# The request
Print only the lines from the top of the data through the line with "from matplotlib.patches import Polygon", both included, skipping every picture.

# Collected data
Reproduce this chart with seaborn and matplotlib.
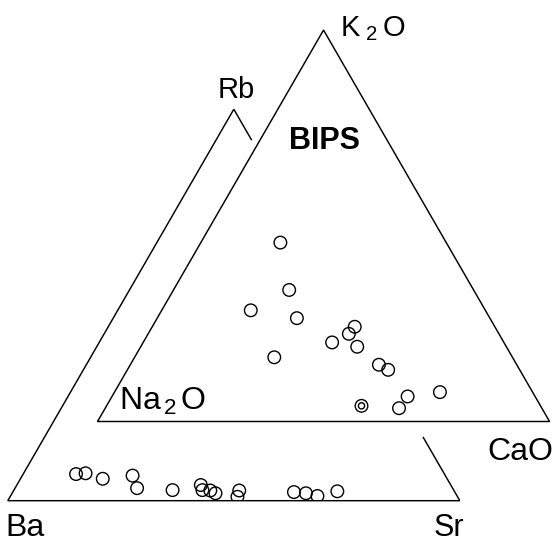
import numpy as np
import pandas as pd
import matplotlib
matplotlib.use("Agg")
import matplotlib.pyplot as plt
import seaborn as sns
from matplotlib.patches import Polygon

# Rb-Ba-Sr compositions (percent), lower triangle
rb = [6.8, 7.0, 5.6, 6.4, 3.2, 2.7, 4.0, 2.7, 2.6, 1.9, 2.6, 1.0, 2.2, 1.9, 1.2, 2.4]
sr = [11.7, 13.7, 18.2, 24.4, 27.0, 35.1, 40.7, 41.7, 43.5, 45.0, 49.9, 50.3, 62.2, 65.0, 67.9, 71.7]
ba = [100 - a - b for a, b in zip(rb, sr)]

# K2O-Na2O-CaO compositions (percent), upper triangle
k2o = [45.7, 33.6, 28.4, 26.4, 20.2, 22.4, 24.2, 19.1, 16.4, 14.5, 13.2, 4.0, 3.4, 6.4, 7.5]
cao = [17.6, 25.6, 19.7, 30.9, 41.8, 44.4, 44.8, 47.9, 30.9, 55.0, 57.7, 56.4, 65.0, 65.4, 72.0]
na2o = [100 - a - b for a, b in zip(k2o, cao)]
# sample drawn with a double ring
ringed = [False] * 11 + [True] + [False] * 3

H = np.sqrt(3) / 2
OX, OY = 0.1985, 0.1752          # Na2O corner of the oxide triangle
RB_GAP = (0.079, 0.837)          # hidden stretch of the Rb-Sr edge


def to_xy(right, top, origin=(0.0, 0.0)):
    r = np.asarray(right) / 100.0
    t = np.asarray(top) / 100.0
    return origin[0] + r + t / 2, origin[1] + t * H


sns.set_theme(style="white")
plt.rcParams["font.family"] = ["Liberation Sans", "DejaVu Sans"]
plt.rcParams["mathtext.default"] = "regular"
plt.rcParams["text.color"] = "black"

fig = plt.figure(figsize=(5.56, 5.42), dpi=100)
ax = fig.add_axes([0, 0, 1, 1])
ax.set_xlim(-0.0173, 1.2128)
ax.set_ylim(-0.0914, 1.1077)
ax.axis("off")

line_kw = dict(color="black", lw=1.05, solid_capstyle="butt", solid_joinstyle="miter")

# Ba-Sr-Rb triangle
ba_pt = np.array([0.0, 0.0])
sr_pt = np.array([1.0, 0.0])
rb_pt = np.array([0.5, H])
ax.plot([sr_pt[0], ba_pt[0], rb_pt[0]], [sr_pt[1], ba_pt[1], rb_pt[1]], **line_kw)
p1 = rb_pt + (sr_pt - rb_pt) * RB_GAP[0]
p2 = rb_pt + (sr_pt - rb_pt) * RB_GAP[1]
ax.plot([rb_pt[0], p1[0]], [rb_pt[1], p1[1]], **line_kw)
ax.plot([p2[0], sr_pt[0]], [p2[1], sr_pt[1]], **line_kw)

# Na2O-CaO-K2O triangle
na_pt = np.array([OX, OY])
ca_pt = na_pt + [1.0, 0.0]
k_pt = na_pt + [0.5, H]
tri = np.array([na_pt, ca_pt, k_pt, na_pt])
ax.plot(tri[:, 0], tri[:, 1], **line_kw)

# data points
lx, ly = to_xy(sr, rb)
lower = pd.DataFrame({"x": lx, "y": ly, "Rb": rb, "Ba": ba, "Sr": sr})
ux, uy = to_xy(cao, k2o, (OX, OY))
upper = pd.DataFrame({"x": ux, "y": uy, "K2O": k2o, "Na2O": na2o, "CaO": cao, "ringed": ringed})

clip = Polygon([ba_pt, sr_pt, rb_pt], closed=True, transform=ax.transData,
               fill=False, lw=0)
ax.add_patch(clip)

n0 = len(ax.collections)
sns.scatterplot(data=lower, x="x", y="y", ax=ax, s=82, marker="o", legend=False)
sns.scatterplot(data=upper, x="x", y="y", ax=ax, s=82, marker="o", legend=False)
sns.scatterplot(data=upper[upper["ringed"]], x="x", y="y", ax=ax, s=20,
                marker="o", legend=False)
for i, coll in enumerate(ax.collections[n0:]):
    coll.set_facecolor("none")
    coll.set_edgecolor("black")
    coll.set_linewidth(1.0)
    if i == 0:
        coll.set_clip_path(clip)

ax.set_xlim(-0.0173, 1.2128)
ax.set_ylim(-0.0914, 1.1077)
ax.set_xlabel("")
ax.set_ylabel("")

# corner labels
txt = dict(color="black", va="baseline")
ax.text(0.735, 1.0274, r"K$_{\;2\;}$O", fontsize=21, ha="left", **txt)
ax.text(0.505, 0.891, "Rb", fontsize=21, ha="center", **txt)
ax.text(0.7006, 0.777, "BIPS", fontsize=22, fontweight="bold", ha="center", **txt)
ax.text(0.2460, 0.2002, r"Na$_{\,2\,}$O", fontsize=23, ha="left", **txt)
ax.text(1.1339, 0.0900, "CaO", fontsize=23, ha="center", **txt)
ax.text(0.0378, -0.0775, "Ba", fontsize=23, ha="center", **txt)
ax.text(0.9748, -0.0775, "Sr", fontsize=22, ha="center", **txt)

fig.savefig("out.png", dpi=100, facecolor="white")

# The reply
Reproduce this chart with seaborn and matplotlib.
import numpy as np
import pandas as pd
import matplotlib
matplotlib.use("Agg")
import matplotlib.pyplot as plt
import seaborn as sns
from matplotlib.patches import Polygon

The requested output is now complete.